* begin *

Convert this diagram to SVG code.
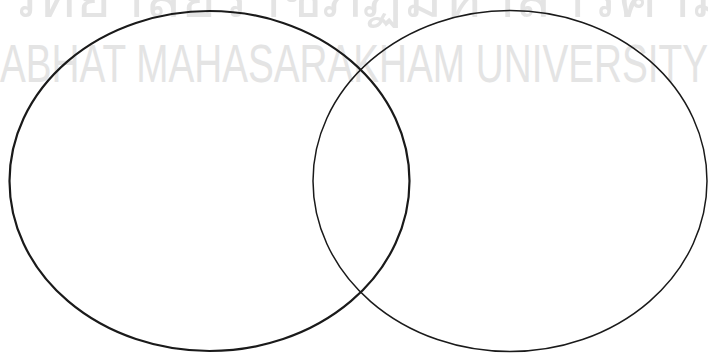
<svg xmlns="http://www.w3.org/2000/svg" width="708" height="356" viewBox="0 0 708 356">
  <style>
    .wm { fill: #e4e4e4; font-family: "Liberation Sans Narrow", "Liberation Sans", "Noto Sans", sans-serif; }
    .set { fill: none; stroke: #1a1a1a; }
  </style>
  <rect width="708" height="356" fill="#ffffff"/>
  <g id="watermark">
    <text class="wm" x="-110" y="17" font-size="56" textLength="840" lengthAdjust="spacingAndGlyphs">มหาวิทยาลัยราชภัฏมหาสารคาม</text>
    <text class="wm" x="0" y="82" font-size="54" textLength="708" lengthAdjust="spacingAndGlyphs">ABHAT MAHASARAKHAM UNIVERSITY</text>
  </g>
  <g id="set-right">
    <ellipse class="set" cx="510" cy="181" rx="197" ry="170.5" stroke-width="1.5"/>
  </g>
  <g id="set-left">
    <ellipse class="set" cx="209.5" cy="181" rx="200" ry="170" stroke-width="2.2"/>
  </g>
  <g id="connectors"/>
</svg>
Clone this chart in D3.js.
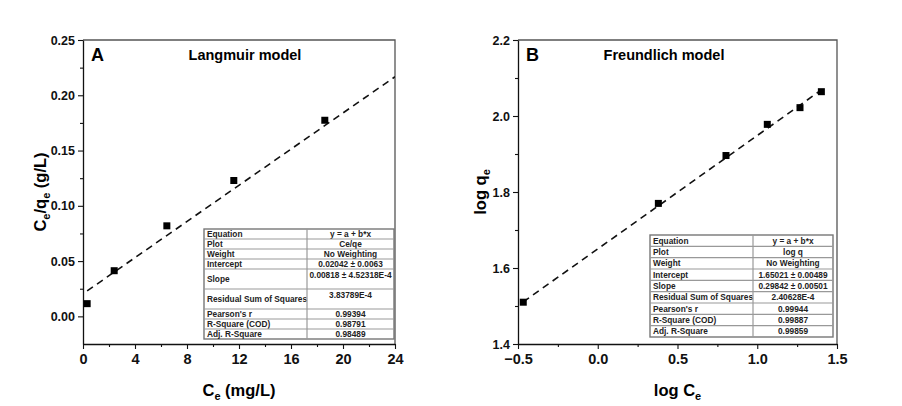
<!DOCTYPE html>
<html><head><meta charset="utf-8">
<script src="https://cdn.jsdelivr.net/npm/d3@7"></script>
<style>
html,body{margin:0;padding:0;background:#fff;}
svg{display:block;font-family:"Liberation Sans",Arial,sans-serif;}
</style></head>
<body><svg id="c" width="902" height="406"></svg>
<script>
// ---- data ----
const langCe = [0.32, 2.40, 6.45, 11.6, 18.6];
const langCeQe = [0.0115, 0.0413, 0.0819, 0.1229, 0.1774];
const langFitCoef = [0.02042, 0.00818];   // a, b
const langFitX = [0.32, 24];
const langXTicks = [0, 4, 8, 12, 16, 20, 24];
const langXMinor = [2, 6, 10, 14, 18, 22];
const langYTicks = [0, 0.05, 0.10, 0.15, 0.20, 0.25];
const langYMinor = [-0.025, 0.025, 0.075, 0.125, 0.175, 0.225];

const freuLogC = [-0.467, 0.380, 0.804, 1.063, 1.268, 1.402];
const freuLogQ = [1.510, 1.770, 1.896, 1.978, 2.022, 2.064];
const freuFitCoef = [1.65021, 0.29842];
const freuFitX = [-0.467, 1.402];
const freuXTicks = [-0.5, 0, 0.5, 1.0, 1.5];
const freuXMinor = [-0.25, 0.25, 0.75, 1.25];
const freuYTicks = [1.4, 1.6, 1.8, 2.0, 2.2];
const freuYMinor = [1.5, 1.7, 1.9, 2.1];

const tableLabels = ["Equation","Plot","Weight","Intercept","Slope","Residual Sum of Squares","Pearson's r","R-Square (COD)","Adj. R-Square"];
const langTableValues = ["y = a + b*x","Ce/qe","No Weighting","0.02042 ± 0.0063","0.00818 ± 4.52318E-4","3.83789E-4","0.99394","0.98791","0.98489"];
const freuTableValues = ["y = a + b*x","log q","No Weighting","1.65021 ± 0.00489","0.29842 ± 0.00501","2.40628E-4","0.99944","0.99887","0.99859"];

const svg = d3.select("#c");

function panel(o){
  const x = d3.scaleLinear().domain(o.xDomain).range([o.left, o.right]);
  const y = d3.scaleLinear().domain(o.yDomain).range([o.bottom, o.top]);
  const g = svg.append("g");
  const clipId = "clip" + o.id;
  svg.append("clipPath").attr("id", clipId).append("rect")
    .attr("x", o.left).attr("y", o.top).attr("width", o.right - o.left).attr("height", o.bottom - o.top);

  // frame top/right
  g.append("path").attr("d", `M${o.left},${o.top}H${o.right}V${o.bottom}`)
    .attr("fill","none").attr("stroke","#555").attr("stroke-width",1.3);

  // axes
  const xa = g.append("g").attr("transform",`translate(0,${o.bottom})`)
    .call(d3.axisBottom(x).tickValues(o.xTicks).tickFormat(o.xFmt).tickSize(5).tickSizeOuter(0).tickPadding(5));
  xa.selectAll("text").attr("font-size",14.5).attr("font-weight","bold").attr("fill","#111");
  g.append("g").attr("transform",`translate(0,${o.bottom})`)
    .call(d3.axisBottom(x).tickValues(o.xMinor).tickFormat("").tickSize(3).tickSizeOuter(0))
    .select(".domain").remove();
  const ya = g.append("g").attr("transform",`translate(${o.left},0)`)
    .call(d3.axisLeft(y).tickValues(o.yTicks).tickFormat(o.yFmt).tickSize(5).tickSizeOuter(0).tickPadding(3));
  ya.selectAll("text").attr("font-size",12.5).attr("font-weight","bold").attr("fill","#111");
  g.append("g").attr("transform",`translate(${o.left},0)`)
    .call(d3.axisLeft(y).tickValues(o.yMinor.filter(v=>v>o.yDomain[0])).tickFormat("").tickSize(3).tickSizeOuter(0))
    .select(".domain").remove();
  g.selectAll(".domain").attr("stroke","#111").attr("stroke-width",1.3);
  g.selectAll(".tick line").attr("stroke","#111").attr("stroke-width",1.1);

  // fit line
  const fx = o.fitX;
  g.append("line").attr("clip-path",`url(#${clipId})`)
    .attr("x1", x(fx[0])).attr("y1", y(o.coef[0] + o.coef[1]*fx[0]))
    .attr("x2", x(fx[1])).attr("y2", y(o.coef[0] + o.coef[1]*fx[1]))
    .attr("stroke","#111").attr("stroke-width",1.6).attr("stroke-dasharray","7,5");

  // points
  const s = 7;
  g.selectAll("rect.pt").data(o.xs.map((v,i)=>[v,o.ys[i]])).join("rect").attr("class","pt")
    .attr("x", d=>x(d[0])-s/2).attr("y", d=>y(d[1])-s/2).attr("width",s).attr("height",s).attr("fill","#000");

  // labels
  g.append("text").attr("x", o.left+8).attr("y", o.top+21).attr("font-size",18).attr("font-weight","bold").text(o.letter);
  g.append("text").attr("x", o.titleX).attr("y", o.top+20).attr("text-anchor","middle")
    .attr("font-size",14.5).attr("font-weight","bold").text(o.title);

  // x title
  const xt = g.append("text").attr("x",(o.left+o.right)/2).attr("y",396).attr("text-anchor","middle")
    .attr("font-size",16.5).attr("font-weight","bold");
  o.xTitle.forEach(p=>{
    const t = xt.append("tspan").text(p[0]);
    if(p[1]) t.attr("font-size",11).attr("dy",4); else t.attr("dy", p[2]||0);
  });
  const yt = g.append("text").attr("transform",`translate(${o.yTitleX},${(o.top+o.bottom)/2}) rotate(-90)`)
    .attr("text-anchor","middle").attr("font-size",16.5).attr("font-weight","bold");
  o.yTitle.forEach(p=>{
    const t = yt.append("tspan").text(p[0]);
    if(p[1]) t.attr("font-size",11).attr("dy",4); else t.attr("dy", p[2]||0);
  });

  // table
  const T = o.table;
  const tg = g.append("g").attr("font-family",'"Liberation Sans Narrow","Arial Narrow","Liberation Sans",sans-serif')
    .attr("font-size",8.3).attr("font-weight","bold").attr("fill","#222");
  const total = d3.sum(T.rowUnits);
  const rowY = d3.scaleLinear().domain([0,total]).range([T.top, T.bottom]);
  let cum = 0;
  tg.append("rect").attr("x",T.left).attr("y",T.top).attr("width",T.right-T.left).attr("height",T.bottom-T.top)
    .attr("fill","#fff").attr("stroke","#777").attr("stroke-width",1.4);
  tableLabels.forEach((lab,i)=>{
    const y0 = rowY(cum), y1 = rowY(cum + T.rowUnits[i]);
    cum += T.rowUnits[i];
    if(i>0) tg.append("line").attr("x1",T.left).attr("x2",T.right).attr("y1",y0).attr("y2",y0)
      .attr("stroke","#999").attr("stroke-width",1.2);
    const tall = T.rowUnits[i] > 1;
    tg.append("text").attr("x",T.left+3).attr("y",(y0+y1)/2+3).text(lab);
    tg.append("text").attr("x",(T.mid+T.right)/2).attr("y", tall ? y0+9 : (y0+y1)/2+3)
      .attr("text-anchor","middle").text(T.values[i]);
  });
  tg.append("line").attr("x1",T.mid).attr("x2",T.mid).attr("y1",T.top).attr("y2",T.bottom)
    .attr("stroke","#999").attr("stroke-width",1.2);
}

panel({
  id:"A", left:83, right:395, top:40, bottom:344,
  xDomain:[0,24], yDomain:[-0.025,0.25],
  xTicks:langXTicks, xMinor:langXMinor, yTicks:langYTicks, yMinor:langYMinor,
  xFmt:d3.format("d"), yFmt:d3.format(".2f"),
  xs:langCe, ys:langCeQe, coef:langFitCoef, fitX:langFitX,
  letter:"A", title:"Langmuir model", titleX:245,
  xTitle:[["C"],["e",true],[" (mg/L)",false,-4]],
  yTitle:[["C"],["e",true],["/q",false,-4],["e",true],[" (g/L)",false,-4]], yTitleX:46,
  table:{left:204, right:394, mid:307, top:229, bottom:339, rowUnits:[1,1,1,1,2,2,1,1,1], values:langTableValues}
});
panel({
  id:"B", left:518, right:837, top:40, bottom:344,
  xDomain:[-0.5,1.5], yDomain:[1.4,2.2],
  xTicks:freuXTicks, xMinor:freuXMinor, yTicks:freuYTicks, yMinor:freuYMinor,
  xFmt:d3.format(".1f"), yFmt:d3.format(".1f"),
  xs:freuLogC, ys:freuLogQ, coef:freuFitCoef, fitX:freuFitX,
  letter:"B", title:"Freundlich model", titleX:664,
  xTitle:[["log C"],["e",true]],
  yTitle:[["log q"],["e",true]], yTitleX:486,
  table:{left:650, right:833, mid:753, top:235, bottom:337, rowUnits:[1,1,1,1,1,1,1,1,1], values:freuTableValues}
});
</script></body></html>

* end *

- STATED PROBLEM
Begin at the line containing "Clone this chart in D3.js.", end at the line containing "const langYMinor = [-0.025, 0.025, 0.075, 0.125, 0.175, 0.225];", and copy those lines word for word, both included. Skip pictures.

- REPLY
Clone this chart in D3.js.
<!DOCTYPE html>
<html><head><meta charset="utf-8">
<script src="https://cdn.jsdelivr.net/npm/d3@7"></script>
<style>
html,body{margin:0;padding:0;background:#fff;}
svg{display:block;font-family:"Liberation Sans",Arial,sans-serif;}
</style></head>
<body><svg id="c" width="902" height="406"></svg>
<script>
// ---- data ----
const langCe = [0.32, 2.40, 6.45, 11.6, 18.6];
const langCeQe = [0.0115, 0.0413, 0.0819, 0.1229, 0.1774];
const langFitCoef = [0.02042, 0.00818];   // a, b
const langFitX = [0.32, 24];
const langXTicks = [0, 4, 8, 12, 16, 20, 24];
const langXMinor = [2, 6, 10, 14, 18, 22];
const langYTicks = [0, 0.05, 0.10, 0.15, 0.20, 0.25];
const langYMinor = [-0.025, 0.025, 0.075, 0.125, 0.175, 0.225];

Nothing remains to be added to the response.